Nous avons donc une formidable occasion d'examiner ce que doit être le contrat entre la Nation et les fonctionnaires qui la servent, notamment les militaires, de défendre politiquement ce qui est justifiable par les opérations extérieures et ce qui l'est moins. Cette opération de transparence ennoblira et les politiques, qui viseront à la conclusion d'un nouveau contrat social, et les fonctionnaires – et je sais pouvoir avoir ce débat avec les militaires en considérant l'intérêt de la nation.

Monsieur Masson, vous avez parlé d'un problème comptable et d'une triple peine. Je comprends votre sensibilité et votre angoisse. Je m'en nourrirai pour essayer de faire en sorte qu'à l'issue de nos discussions et du débat, à la vue des espérances que portera le nouveau système, vous puissiez vous-même nourrir ce sourire qui vous va si bien. Et je pense comme vous être un maçon (Sourires) capable de construire des architectures fortes et des fondations solides pour le nouveau système.

Mme Iborra a mille fois raison : l'anxiété doit être levée par la lisibilité.
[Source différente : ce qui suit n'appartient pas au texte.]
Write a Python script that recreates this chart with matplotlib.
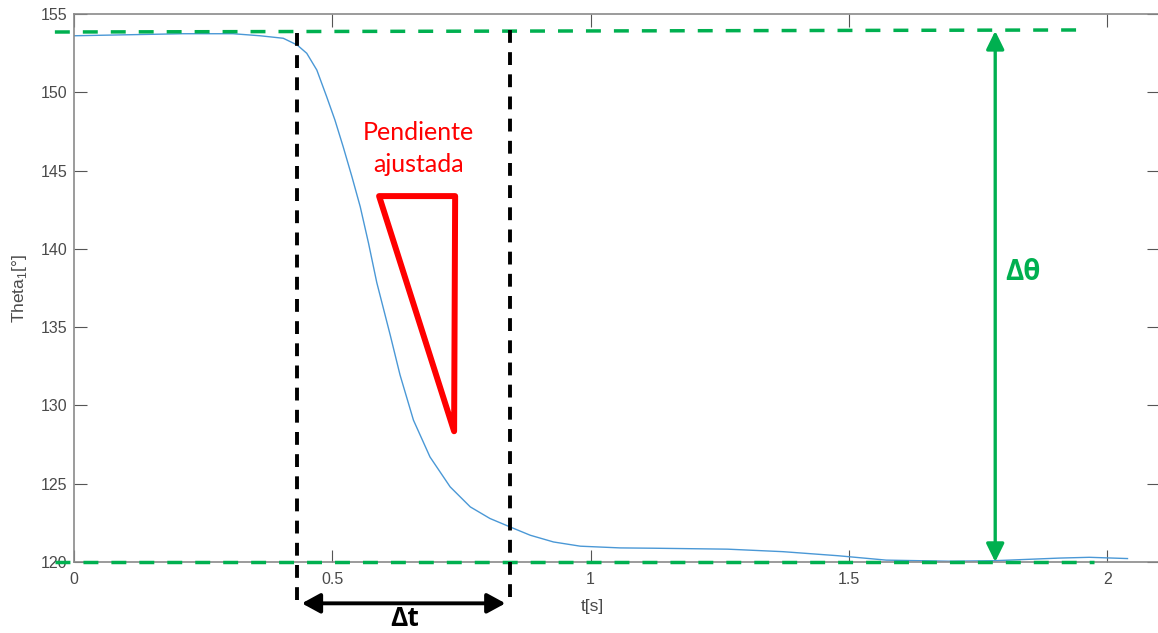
import matplotlib
matplotlib.use("Agg")
import matplotlib.pyplot as plt
from matplotlib.patches import Polygon

plt.rcParams["font.family"] = ["Liberation Sans", "DejaVu Sans"]
plt.rcParams["mathtext.fontset"] = "custom"
plt.rcParams["mathtext.rm"] = "Liberation Sans"

# measured response, theta_1 vs time
t = [0, 0.114, 0.211, 0.308, 0.360, 0.405, 0.432, 0.4505, 0.470, 0.489,
     0.505, 0.521, 0.538, 0.554, 0.570, 0.586, 0.612, 0.631, 0.657,
     0.689, 0.728, 0.767, 0.805, 0.844, 0.883, 0.928, 0.980, 1.057, 1.122,
     1.265, 1.372, 1.479, 1.572, 1.693, 1.779, 1.907, 1.965, 2.039]
theta = [153.61, 153.68, 153.74, 153.74, 153.61, 153.45, 153.02, 152.49, 151.42, 149.72,
         148.23, 146.52, 144.60, 142.69, 140.37, 137.85, 134.50, 131.95, 129.06,
         126.71, 124.80, 123.52, 122.78, 122.24, 121.71, 121.28, 121.01, 120.90, 120.88,
         120.82, 120.66, 120.40, 120.12, 120.05, 120.08, 120.25, 120.30, 120.22]

x_ticks = [0, 0.5, 1, 1.5, 2]
x_tick_labels = ["0", "0.5", "1", "1.5", "2"]
y_ticks = [120, 125, 130, 135, 140, 145, 150, 155]

# annotation values (data units)
theta_hi = [153.85, 153.98]      # upper level line, left/right ends
theta_lo = 120.03
level_t = [-0.037, 1.944]
level_lo_t = [-0.037, 1.975]
dt_start, dt_end = 0.432, 0.844  # window of the fitted slope
dt_arrow = [0.441, 0.835]
dtheta_t = 1.783
slope_t = [0.5905, 0.7377, 0.7357]
slope_theta = [143.37, 143.37, 128.35]

GREEN = "#00B050"
RED = "#FF0000"
BLUE = "#4a98d6"
GRAY = "#8a8a8a"
TXT = "#4a4a4a"

fig = plt.figure(figsize=(11.58, 6.33), dpi=100)
ax = fig.add_axes([74 / 1158, 71 / 633, 1085 / 1158, 548 / 633])

ax.plot(t, theta, color=BLUE, lw=1.0)
ax.set_xlim(0, 2.1)
ax.set_ylim(120, 155)
ax.set_xticks(x_ticks, x_tick_labels)
ax.set_yticks(y_ticks)
ax.tick_params(direction="in", length=9, width=0.8, color="#555555",
               labelcolor=TXT, labelsize=11.5, top=True, right=True)
ax.tick_params(axis="x", pad=7)
ax.tick_params(axis="y", pad=5)
for sp in ax.spines.values():
    sp.set_color(GRAY)
    sp.set_linewidth(1.2)

ax.set_xlabel("t[s]", fontsize=12.5, color=TXT)
ax.xaxis.set_label_coords(0.4774, -0.0675)
ax.set_ylabel("Theta$_1$[°]", fontsize=12.5, color=TXT)
ax.yaxis.set_label_coords(-0.0415, 0.5)

# green level lines
ax.plot(level_t, theta_hi, color=GREEN, lw=2.5, ls=(0, (4.3, 3.75)),
        clip_on=False, zorder=3)
ax.plot(level_lo_t, [theta_lo, theta_lo], color=GREEN, lw=2.5,
        ls=(0, (4.3, 3.75)), clip_on=False, zorder=3)

# black window lines
ax.plot([dt_start, dt_start], [153.79, 117.55], color="black", lw=2.8,
        ls=(0, (3.3, 2.4)), clip_on=False, zorder=3)
ax.plot([dt_end, dt_end], [153.98, 117.55], color="black", lw=2.8,
        ls=(0, (3.3, 2.4)), clip_on=False, zorder=3)

# arrows
ax.annotate("", xy=(dtheta_t, 153.92), xytext=(dtheta_t, 120.0),
            arrowprops=dict(arrowstyle="<|-|>,head_length=0.55,head_width=0.27",
                            color=GREEN, lw=2.4, shrinkA=0, shrinkB=0,
                            mutation_scale=20),
            annotation_clip=False, zorder=4)
ax.annotate("", xy=(dt_arrow[0], 117.36), xytext=(dt_arrow[1], 117.36),
            arrowprops=dict(arrowstyle="<|-|>,head_length=0.55,head_width=0.3",
                            color="black", lw=2.8, shrinkA=0, shrinkB=0,
                            mutation_scale=20),
            annotation_clip=False, zorder=4)

ax.text(1.8025, 138.5, "Δθ", color=GREEN, fontsize=20, fontweight="bold",
        family=["Open Sans", "DejaVu Sans"], ha="left", va="center")
ax.text(0.641, 116.4, "Δt", color="black", fontsize=19, fontweight="bold",
        family=["Open Sans", "DejaVu Sans"], ha="center", va="center",
        clip_on=False)

# fitted slope triangle
tri = Polygon(list(zip(slope_t, slope_theta)), closed=True, fill=False,
              edgecolor=RED, lw=4.3, joinstyle="round", clip_on=False, zorder=3)
ax.add_patch(tri)
ax.text(0.6665, 146.4, "Pendiente\najustada", color=RED, fontsize=18,
        family=["Lato", "DejaVu Sans"], ha="center", va="center",
        linespacing=1.45)

fig.savefig("out.png", dpi=100)
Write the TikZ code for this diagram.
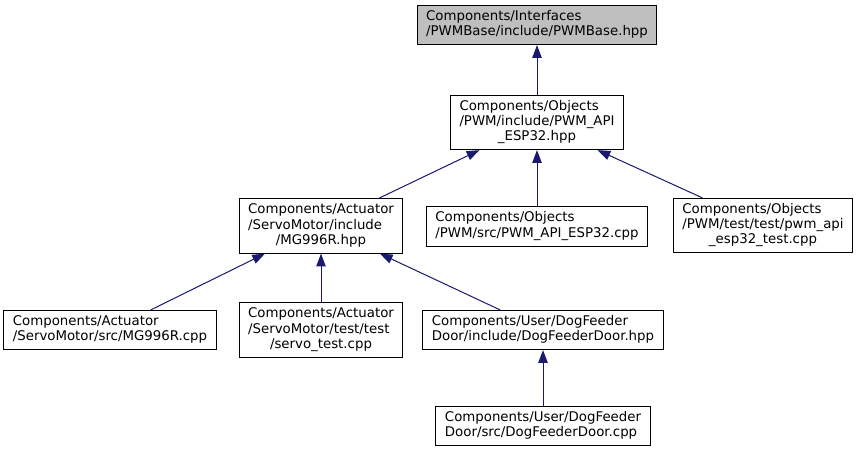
\documentclass[tikz,border=0pt]{standalone}
\usepackage{fontspec}
\setmainfont{DejaVu Sans}
\usetikzlibrary{arrows.meta}
\definecolor{edgeblue}{HTML}{191970}
\definecolor{rootgray}{HTML}{BFBFBF}
\newcommand{\fname}[1]{\begin{tabular}{@{}l@{}}#1\end{tabular}}
\newcommand{\lastc}[1]{\multicolumn{1}{@{}c@{}}{#1}}
\tikzset{
  file/.style={draw=black, line width=0.75pt, fill=white, inner xsep=6.8pt, inner ysep=3.4pt,
    font=\fontsize{10}{11.3}\selectfont},
  dep/.style={edgeblue, line width=0.75pt, {Triangle[length=9.5pt,width=7pt]}-}
}

\begin{document}
\begin{tikzpicture}[x=0.75pt,y=-0.75pt]
\useasboundingbox (0,0) rectangle (858,453);
% header and the files that include it
\node[file, fill=rootgray] (base) at (537,25) {\fname{Components/Interfaces\\/PWMBase/include/PWMBase.hpp}};
\node[file] (pwmapi) at (537,122.5) {\fname{Components/Objects\\/PWM/include/PWM\_API\\\lastc{\_ESP32.hpp}}};
\node[file] (mghpp) at (321,226) {\fname{Components/Actuator\\/ServoMotor/include\\\lastc{/MG996R.hpp}}};
\node[file] (pwmcpp) at (537,226.5) {\fname{Components/Objects\\/PWM/src/PWM\_API\_ESP32.cpp}};
\node[file] (pwmtest) at (763,225.5) {\fname{Components/Objects\\/PWM/test/test/pwm\_api\\\lastc{\_esp32\_test.cpp}}};
\node[file] (mgcpp) at (110,330) {\fname{Components/Actuator\\/ServoMotor/src/MG996R.cpp}};
\node[file] (servotest) at (321,330) {\fname{Components/Actuator\\/ServoMotor/test/test\\\lastc{/servo\_test.cpp}}};
\node[file] (doorhpp) at (543,330) {\fname{Components/User/DogFeeder\\Door/include/DogFeederDoor.hpp}};
\node[file] (doorcpp) at (543,426) {\fname{Components/User/DogFeeder\\Door/src/DogFeederDoor.cpp}};

\draw[dep] (base) -- (pwmapi);
\draw[dep] (pwmapi) -- (mghpp);
\draw[dep] (pwmapi) -- (pwmcpp);
\draw[dep] (pwmapi) -- (pwmtest);
\draw[dep] (mghpp) -- (mgcpp);
\draw[dep] (mghpp) -- (servotest);
\draw[dep] (mghpp) -- (doorhpp);
\draw[dep] (doorhpp) -- (doorcpp);
\end{tikzpicture}
\end{document}
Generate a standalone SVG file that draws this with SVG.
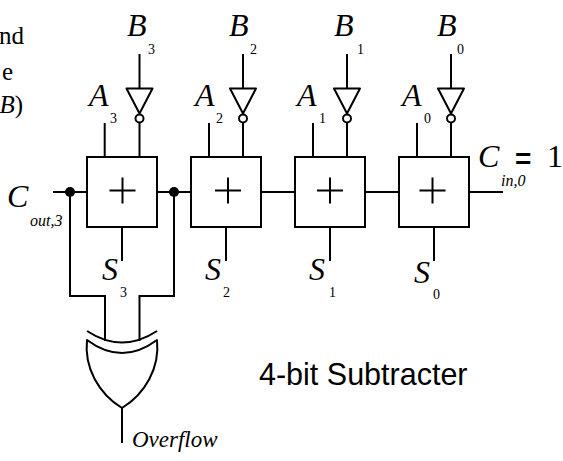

Plus nous serons transparents, plus les règles seront lisibles et plus nous pourrons apporter les réponses appropriées.

Peut-être n'ai-je pas abordé un certain nombre de sujets. Non, nous ne visons pas l'harmonisation par le bas, puisque nous allons travailler au niveau des dépenses actuelles. Quant aux militaires, il est possible de prendre en compte leurs spécificités. J'appelle d'ailleurs votre attention, mesdames et messieurs les députés : à la crainte de l'accélération des départs anticipés, je réponds en rappelant que cette période transitoire de cinq ans permet de prendre son temps. Chacun pourra lire la loi votée en 2019, puis disposera de cinq ans pour considérer la question de son départ. Nous offrons du temps non seulement pour l'élaboration de la loi, mais aussi pour la prise de décision, voire pour d'éventuels ajustements, car je souhaiterais que la future gouvernance comporte des outils de médiation permettant de traiter de façon urgente des sujets que nous n'aurions pas du tout évoqués. Nous allons apporter toutes les garanties nécessaires pour accompagner les personnes et faire en sorte qu'au cours de ce délai de cinq ans nous ayons tous les débats nécessaires pour éviter, lors du basculement vers le nouveau système, les accidents industriels comme celui du régime social des indépendants (RSI). Nous allons prendre tout le temps nécessaire pour faire les simulations et pour que les gestionnaires de ressources humaines de la fonction publique comme du secteur privé puissent accompagner leurs salariés dans leurs choix face à la retraite.

Nous avons déjà parlé des minima de retraite et de la réduction des inégalités.

L'accès au travail en milieu carcéral est une politique pénale qui relève de la garde des Sceaux, mais nous y sommes tout à fait ouverts.

J'ai répondu également sur le régime des marins.

M. Door a évoqué la nécessité de réfléchir à des étages supplémentaires au-delà du système universel. Nous allons effectivement y réfléchir. Les produits d'épargne ne sont pas concernés, mais c'est peut-être une occasion. Le vieillissement de la population posant le problème de la liquidation du patrimoine et de l'affectation de l'épargne, une revue de tous les produits d'épargne actuellement disponibles serait peut-être opportune, comme en 2003, afin de voir si certains ne pourraient être optimisés.

J'ai répondu sur la problématique de l'optimisation.

Je crois avoir répondu à toute et à tous. Madame la présidente, nous restons à votre disposition. Je vous remercie. (Applaudissements.)